Melexis' latest time-of-flight 3D camera, the MLX75026, has a fully integrated infrared bandpass (IRBP) filter, eliminating the need to include a separate IR filter in the lens or sensor assembly. Presented as the first available, the solution reduces design complexity and cost, while increasing choice sourcing lenses. The AEC-Q100 qualified QVGA time-of-flight sensor targets automotive use cases like driver and in-cabin monitoring, gesture control, safety monitoring, head-up display driver alignment, and industrial applications like automated guided vehicles, entry management, and robotics.
“An IR filter is mandatory in every ToF application to reduce out-of-band infrared light in the operating environment, which could otherwise lower the dynamic range of the sensor,” explained Gualtiero Bagnuoli, Optical sensors marketing manager at Melexis. “A separate filter adds cost and complexity to a design, but by using the MLX75026 with IRBP filter, engineers can avoid both the cost and complexity, and explore the benefits of time-of-flight sensing more easily”.

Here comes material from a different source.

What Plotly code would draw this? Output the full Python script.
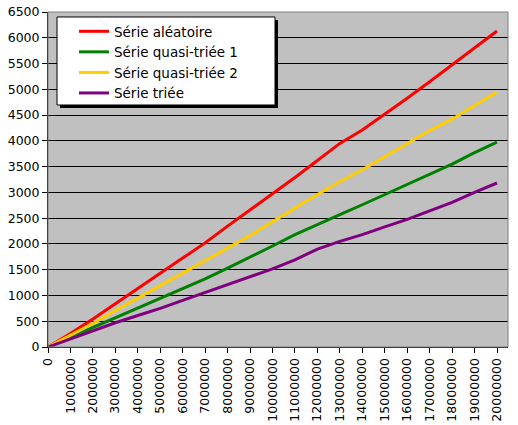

A non-trivial effort, integrating the correct IR bandpass filter involves adapting to the illumination and accepting light from a wide range of incidence at minimal spectral shift. Melexis claims to be the only ToF sensor manufacturer currently offering the ability to useToF-lenses with high apertures (low f-number). The MLX75026 also has software compatibility with other Melexis Gen 3 ToF sensors. With a 1/4 inch optical format and supporting 940 nm illumination, device configuration is implemented over an I2C interface, with CSI-2 serial data output.
The EVK75026+ uses a Xilinx Zynq Ultrascale+ MPSoC, and quadruples the data bandwidth and frame rate of the earlier EVK75026 evaluation kit, while taking up approximately half the mechanical size. Offering advanced pixel calibration and filtering functions, the solution also offers on-demand support for features like ambiguous range extension, multi-path resolving, and interference rejection. The programming interface, written in C , includes wrappers that allow the kit to be used with both Matlab and Python.